── Record excerpts ──
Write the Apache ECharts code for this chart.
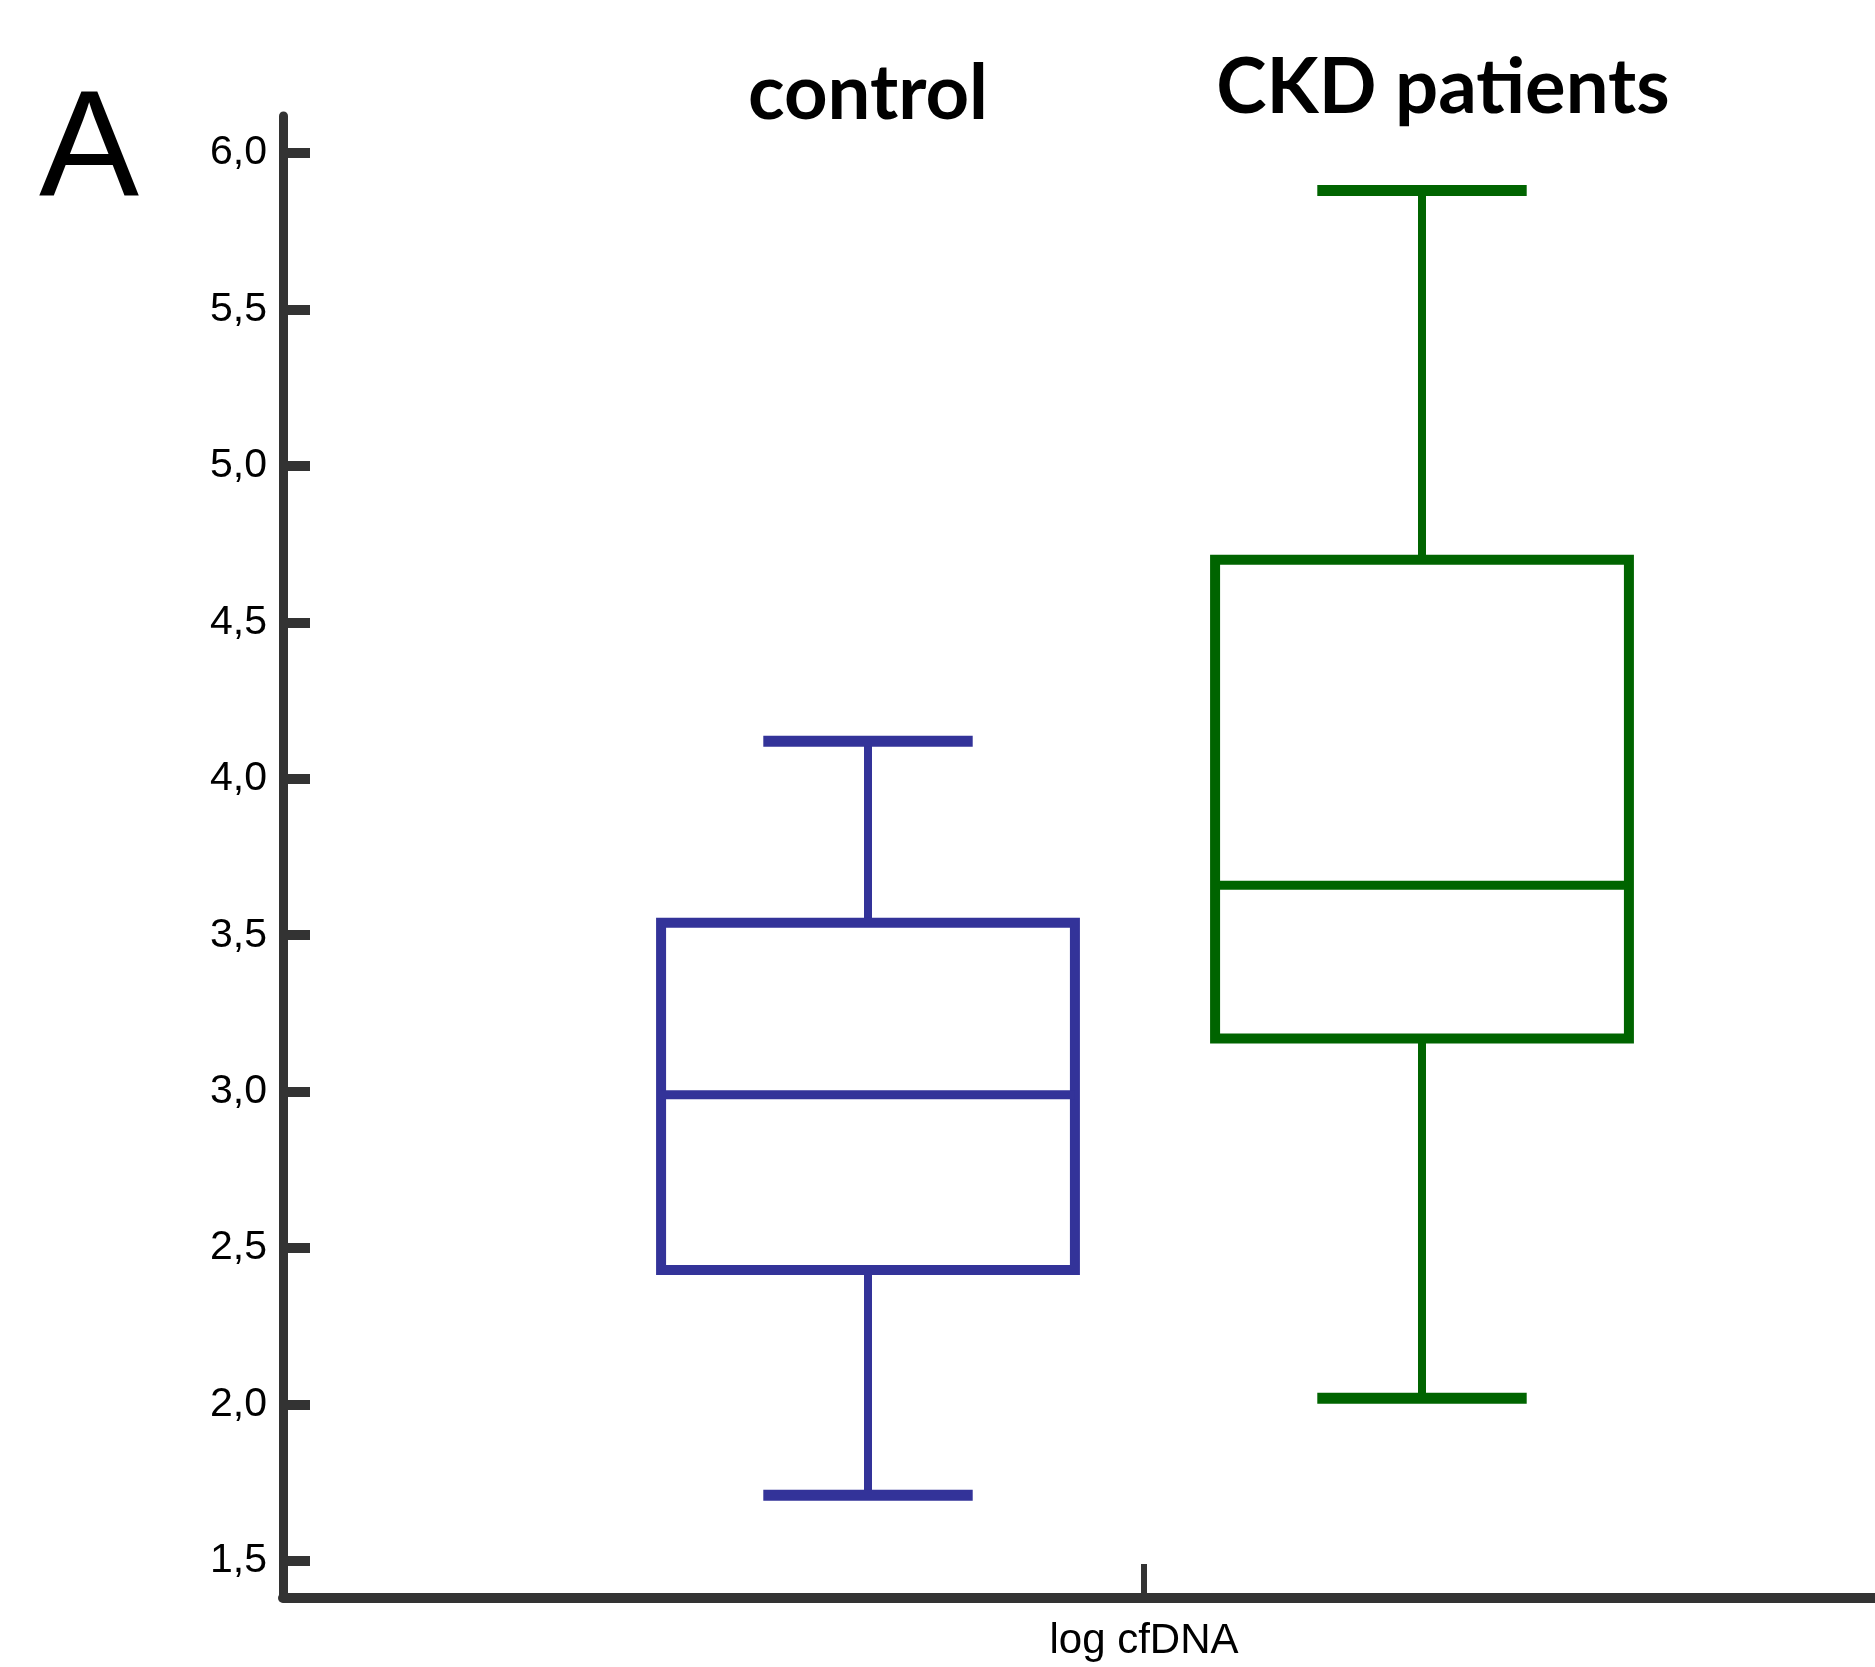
<!DOCTYPE html>
<html>
<head>
<meta charset="utf-8">
<script src="https://cdn.jsdelivr.net/npm/echarts@6/dist/echarts.min.js"></script>
<style>
  html, body { margin: 0; padding: 0; background: #fff; }
  #chart { width: 1875px; height: 1667px; }
</style>
</head>
<body>
<div id="chart"></div>
<script>
// box plot values (log cfDNA)
var groups = ['control', 'CKD patients'];
var whiskerLow = [1.71, 2.02];
var q1 = [2.43, 3.17];
var median = [2.99, 3.66];
var q3 = [3.54, 4.70];
var whiskerHigh = [4.12, 5.88];
var groupColors = ['#333399', '#006400'];

var xCategory = ['log cfDNA'];
var yTicks = [1.5, 2.0, 2.5, 3.0, 3.5, 4.0, 4.5, 5.0, 5.5, 6.0];
var yMin = 1.382, yMax = 6.118;

var boxData = [];
for (var i = 0; i < groups.length; i++) {
    boxData.push([i, whiskerLow[i], q1[i], median[i], q3[i], whiskerHigh[i]]);
}

function renderBox(params, api) {
    var cat = api.value(0);
    var x = api.coord([cat, 0])[0];
    var yLo = api.coord([cat, api.value(1)])[1];
    var yQ1 = api.coord([cat, api.value(2)])[1];
    var yMed = api.coord([cat, api.value(3)])[1];
    var yQ3 = api.coord([cat, api.value(4)])[1];
    var yHi = api.coord([cat, api.value(5)])[1];
    var band = api.size([1, 0])[0];
    var half = band * 0.747 / 2;
    var capHalf = band * 0.378 / 2;
    var color = groupColors[params.dataIndex];
    var thin = {stroke: color, lineWidth: 8};
    return {
        type: 'group',
        children: [
            {type: 'line', shape: {x1: x, y1: yQ3, x2: x, y2: yHi}, style: thin},
            {type: 'line', shape: {x1: x, y1: yQ1, x2: x, y2: yLo}, style: thin},
            {type: 'line', shape: {x1: x - capHalf, y1: yHi, x2: x + capHalf, y2: yHi}, style: {stroke: color, lineWidth: 11}},
            {type: 'line', shape: {x1: x - capHalf, y1: yLo, x2: x + capHalf, y2: yLo}, style: {stroke: color, lineWidth: 11}},
            {type: 'rect', shape: {x: x - half, y: yQ3, width: half * 2, height: yQ1 - yQ3},
                style: {fill: 'none', stroke: color, lineWidth: 10}},
            {type: 'line', shape: {x1: x - half, y1: yMed, x2: x + half, y2: yMed}, style: {stroke: color, lineWidth: 9}}
        ]
    };
}

var option = {
    backgroundColor: '#fff',
    animation: false,
    title: {
        text: 'A', left: 34, top: 74,
        textStyle: {fontFamily: 'Liberation Sans', fontSize: 150, fontWeight: 'normal', color: '#000'}
    },
    grid: [
        {left: 283, right: -130, top: 116, bottom: 69, outerBoundsMode: 'none'},
        {left: 591, right: 176, top: 116, bottom: 69, outerBoundsMode: 'none'}
    ],
    xAxis: [
        {
            gridIndex: 0, type: 'category', data: xCategory, boundaryGap: true,
            axisLine: {show: true, lineStyle: {color: '#333', width: 10}},
            axisTick: {show: true, inside: true, alignWithLabel: true, length: 34, lineStyle: {color: '#333', width: 6}},
            axisLabel: {show: true, interval: 0, margin: 22, color: '#000', fontSize: 42,
                fontFamily: 'Liberation Sans Narrow, Arial Narrow, Liberation Sans'},
            splitLine: {show: false}
        },
        {
            gridIndex: 1, type: 'category', data: groups, position: 'top', boundaryGap: true,
            axisLine: {show: false}, axisTick: {show: false}, splitLine: {show: false},
            axisLabel: {
                show: true, interval: 0, hideOverlap: false,
                margin: -16, color: '#000', fontSize: 76, fontWeight: 'bold', fontFamily: 'Lato',
                formatter: function (v, idx) { return idx === 1 ? '{ckd|' + v + '}' : v; },
                rich: {ckd: {fontSize: 76, fontWeight: 'bold', fontFamily: 'Lato', color: '#000', padding: [0, 0, 6, 42]}}
            }
        }
    ],
    yAxis: [
        {
            gridIndex: 0, type: 'value', min: yMin, max: yMax,
            axisLine: {show: true, lineStyle: {color: '#333', width: 9}},
            axisTick: {show: true, inside: true, length: 27, customValues: yTicks, lineStyle: {color: '#333', width: 10}},
            axisLabel: {
                show: true, customValues: yTicks, margin: 16, color: '#000', fontSize: 41, fontFamily: 'Liberation Sans',
                formatter: function (v) { return v.toFixed(1).replace('.', ','); }
            },
            splitLine: {show: false}
        },
        {
            gridIndex: 1, type: 'value', min: yMin, max: yMax, show: false, splitLine: {show: false}
        }
    ],
    series: [
        {
            name: 'log cfDNA', type: 'custom', xAxisIndex: 1, yAxisIndex: 1,
            renderItem: renderBox, data: boxData, clip: false
        }
    ]
};

var myChart = echarts.init(document.getElementById('chart'));
myChart.setOption(option);
</script>
</body>
</html>
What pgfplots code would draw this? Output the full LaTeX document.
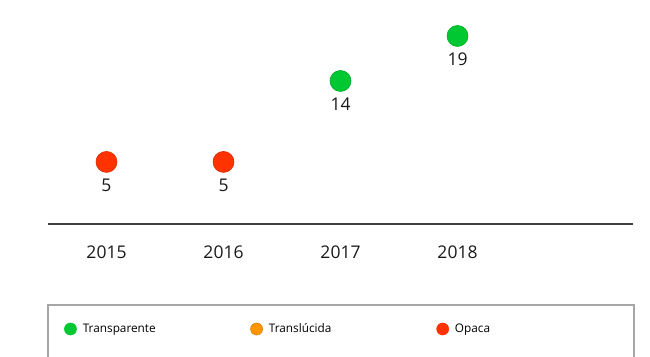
\documentclass[border=0pt]{standalone}
\usepackage{pgfplots}
\pgfplotsset{compat=1.18}
\usepackage{fontspec}
\setmainfont{Open Sans}
\definecolor{cgreen}{RGB}{0,200,50}
\definecolor{corange}{RGB}{255,150,0}
\definecolor{cred}{RGB}{255,51,0}
\begin{document}
\begin{tikzpicture}[x=1bp,y=1bp]
\useasboundingbox (0,0) rectangle (650,356);
\begin{scope}
\clip (0,0) rectangle (650,356);
\draw[color=black!35, line width=1.2bp] (48,-5) -- (48,51) -- (634,51) -- (634,-5);
\end{scope}
\begin{axis}[
  at={(48bp,132bp)}, anchor=south west,
  scale only axis, width=585bp, height=224bp,
  xmin=2014.5, xmax=2019.5, ymin=-1.9, ymax=23,
  axis y line=none, axis x line=bottom,
  axis line style={-, line width=1.5bp, color=black!75},
  xtick={2015,2016,2017,2018},
  major tick length=0pt,
  /pgf/number format/assume math mode=true,
  xticklabel style={/pgf/number format/1000 sep={}, yshift=-18bp, text=black!90},
  font=\fontsize{17.5bp}{20bp}\selectfont,
  ticklabel style={font=\fontsize{17.5bp}{20bp}\selectfont},
  nodes near coords,
  every node near coord/.append style={anchor=north, yshift=-13bp, text=black!90, font=\fontsize{17.5bp}{20bp}\selectfont},
  clip=false,
  legend image code/.code={\filldraw[#1, line width=0.6bp] (6bp,0bp) circle (6bp);},
  legend style={
    at={(axis cs:2014.5,-1.9)}, anchor=west, xshift=13bp, yshift=-105bp,
    draw=none, fill=none,
    legend columns=3,
    font=\fontsize{11.8bp}{14bp}\selectfont,
    cells={anchor=west},
    /tikz/every odd column/.append style={column sep=6bp},
    /tikz/every even column/.append style={column sep=0pt},
    nodes={inner xsep=0pt, inner ysep=1bp, text width=167.5bp, align=left},
  },
]
\addplot[only marks, mark=*, mark size=10.5bp, color=cgreen, mark options={fill=cgreen, draw=cgreen!85!black, line width=0.6bp}]
  coordinates {(2017,14) (2018,19)};
\addlegendentry{Transparente}
\addlegendimage{corange, fill=corange, draw=corange!85!black}
\addlegendentry{Translúcida}
\addplot[only marks, mark=*, mark size=10.5bp, color=cred, mark options={fill=cred, draw=cred!85!black, line width=0.6bp}]
  coordinates {(2015,5) (2016,5)};
\addlegendentry{Opaca}
\end{axis}
\end{tikzpicture}
\end{document}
───
● Work instructions
Reproduce the records above exactly, leaving out every picture they contain.

● The solution
Write the Apache ECharts code for this chart.
<!DOCTYPE html>
<html>
<head>
<meta charset="utf-8">
<script src="https://cdn.jsdelivr.net/npm/echarts@6/dist/echarts.min.js"></script>
<style>
  html, body { margin: 0; padding: 0; background: #fff; }
  #chart { width: 1875px; height: 1667px; }
</style>
</head>
<body>
<div id="chart"></div>
<script>
// box plot values (log cfDNA)
var groups = ['control', 'CKD patients'];
var whiskerLow = [1.71, 2.02];
var q1 = [2.43, 3.17];
var median = [2.99, 3.66];
var q3 = [3.54, 4.70];
var whiskerHigh = [4.12, 5.88];
var groupColors = ['#333399', '#006400'];

var xCategory = ['log cfDNA'];
var yTicks = [1.5, 2.0, 2.5, 3.0, 3.5, 4.0, 4.5, 5.0, 5.5, 6.0];
var yMin = 1.382, yMax = 6.118;

var boxData = [];
for (var i = 0; i < groups.length; i++) {
    boxData.push([i, whiskerLow[i], q1[i], median[i], q3[i], whiskerHigh[i]]);
}

function renderBox(params, api) {
    var cat = api.value(0);
    var x = api.coord([cat, 0])[0];
    var yLo = api.coord([cat, api.value(1)])[1];
    var yQ1 = api.coord([cat, api.value(2)])[1];
    var yMed = api.coord([cat, api.value(3)])[1];
    var yQ3 = api.coord([cat, api.value(4)])[1];
    var yHi = api.coord([cat, api.value(5)])[1];
    var band = api.size([1, 0])[0];
    var half = band * 0.747 / 2;
    var capHalf = band * 0.378 / 2;
    var color = groupColors[params.dataIndex];
    var thin = {stroke: color, lineWidth: 8};
    return {
        type: 'group',
        children: [
            {type: 'line', shape: {x1: x, y1: yQ3, x2: x, y2: yHi}, style: thin},
            {type: 'line', shape: {x1: x, y1: yQ1, x2: x, y2: yLo}, style: thin},
            {type: 'line', shape: {x1: x - capHalf, y1: yHi, x2: x + capHalf, y2: yHi}, style: {stroke: color, lineWidth: 11}},
            {type: 'line', shape: {x1: x - capHalf, y1: yLo, x2: x + capHalf, y2: yLo}, style: {stroke: color, lineWidth: 11}},
            {type: 'rect', shape: {x: x - half, y: yQ3, width: half * 2, height: yQ1 - yQ3},
                style: {fill: 'none', stroke: color, lineWidth: 10}},
            {type: 'line', shape: {x1: x - half, y1: yMed, x2: x + half, y2: yMed}, style: {stroke: color, lineWidth: 9}}
        ]
    };
}

var option = {
    backgroundColor: '#fff',
    animation: false,
    title: {
        text: 'A', left: 34, top: 74,
        textStyle: {fontFamily: 'Liberation Sans', fontSize: 150, fontWeight: 'normal', color: '#000'}
    },
    grid: [
        {left: 283, right: -130, top: 116, bottom: 69, outerBoundsMode: 'none'},
        {left: 591, right: 176, top: 116, bottom: 69, outerBoundsMode: 'none'}
    ],
    xAxis: [
        {
            gridIndex: 0, type: 'category', data: xCategory, boundaryGap: true,
            axisLine: {show: true, lineStyle: {color: '#333', width: 10}},
            axisTick: {show: true, inside: true, alignWithLabel: true, length: 34, lineStyle: {color: '#333', width: 6}},
            axisLabel: {show: true, interval: 0, margin: 22, color: '#000', fontSize: 42,
                fontFamily: 'Liberation Sans Narrow, Arial Narrow, Liberation Sans'},
            splitLine: {show: false}
        },
        {
            gridIndex: 1, type: 'category', data: groups, position: 'top', boundaryGap: true,
            axisLine: {show: false}, axisTick: {show: false}, splitLine: {show: false},
            axisLabel: {
                show: true, interval: 0, hideOverlap: false,
                margin: -16, color: '#000', fontSize: 76, fontWeight: 'bold', fontFamily: 'Lato',
                formatter: function (v, idx) { return idx === 1 ? '{ckd|' + v + '}' : v; },
                rich: {ckd: {fontSize: 76, fontWeight: 'bold', fontFamily: 'Lato', color: '#000', padding: [0, 0, 6, 42]}}
            }
        }
    ],
    yAxis: [
        {
            gridIndex: 0, type: 'value', min: yMin, max: yMax,
            axisLine: {show: true, lineStyle: {color: '#333', width: 9}},
            axisTick: {show: true, inside: true, length: 27, customValues: yTicks, lineStyle: {color: '#333', width: 10}},
            axisLabel: {
                show: true, customValues: yTicks, margin: 16, color: '#000', fontSize: 41, fontFamily: 'Liberation Sans',
                formatter: function (v) { return v.toFixed(1).replace('.', ','); }
            },
            splitLine: {show: false}
        },
        {
            gridIndex: 1, type: 'value', min: yMin, max: yMax, show: false, splitLine: {show: false}
        }
    ],
    series: [
        {
            name: 'log cfDNA', type: 'custom', xAxisIndex: 1, yAxisIndex: 1,
            renderItem: renderBox, data: boxData, clip: false
        }
    ]
};

var myChart = echarts.init(document.getElementById('chart'));
myChart.setOption(option);
</script>
</body>
</html>
What pgfplots code would draw this? Output the full LaTeX document.
\documentclass[border=0pt]{standalone}
\usepackage{pgfplots}
\pgfplotsset{compat=1.18}
\usepackage{fontspec}
\setmainfont{Open Sans}
\definecolor{cgreen}{RGB}{0,200,50}
\definecolor{corange}{RGB}{255,150,0}
\definecolor{cred}{RGB}{255,51,0}
\begin{document}
\begin{tikzpicture}[x=1bp,y=1bp]
\useasboundingbox (0,0) rectangle (650,356);
\begin{scope}
\clip (0,0) rectangle (650,356);
\draw[color=black!35, line width=1.2bp] (48,-5) -- (48,51) -- (634,51) -- (634,-5);
\end{scope}
\begin{axis}[
  at={(48bp,132bp)}, anchor=south west,
  scale only axis, width=585bp, height=224bp,
  xmin=2014.5, xmax=2019.5, ymin=-1.9, ymax=23,
  axis y line=none, axis x line=bottom,
  axis line style={-, line width=1.5bp, color=black!75},
  xtick={2015,2016,2017,2018},
  major tick length=0pt,
  /pgf/number format/assume math mode=true,
  xticklabel style={/pgf/number format/1000 sep={}, yshift=-18bp, text=black!90},
  font=\fontsize{17.5bp}{20bp}\selectfont,
  ticklabel style={font=\fontsize{17.5bp}{20bp}\selectfont},
  nodes near coords,
  every node near coord/.append style={anchor=north, yshift=-13bp, text=black!90, font=\fontsize{17.5bp}{20bp}\selectfont},
  clip=false,
  legend image code/.code={\filldraw[#1, line width=0.6bp] (6bp,0bp) circle (6bp);},
  legend style={
    at={(axis cs:2014.5,-1.9)}, anchor=west, xshift=13bp, yshift=-105bp,
    draw=none, fill=none,
    legend columns=3,
    font=\fontsize{11.8bp}{14bp}\selectfont,
    cells={anchor=west},
    /tikz/every odd column/.append style={column sep=6bp},
    /tikz/every even column/.append style={column sep=0pt},
    nodes={inner xsep=0pt, inner ysep=1bp, text width=167.5bp, align=left},
  },
]
\addplot[only marks, mark=*, mark size=10.5bp, color=cgreen, mark options={fill=cgreen, draw=cgreen!85!black, line width=0.6bp}]
  coordinates {(2017,14) (2018,19)};
\addlegendentry{Transparente}
\addlegendimage{corange, fill=corange, draw=corange!85!black}
\addlegendentry{Translúcida}
\addplot[only marks, mark=*, mark size=10.5bp, color=cred, mark options={fill=cred, draw=cred!85!black, line width=0.6bp}]
  coordinates {(2015,5) (2016,5)};
\addlegendentry{Opaca}
\end{axis}
\end{tikzpicture}
\end{document}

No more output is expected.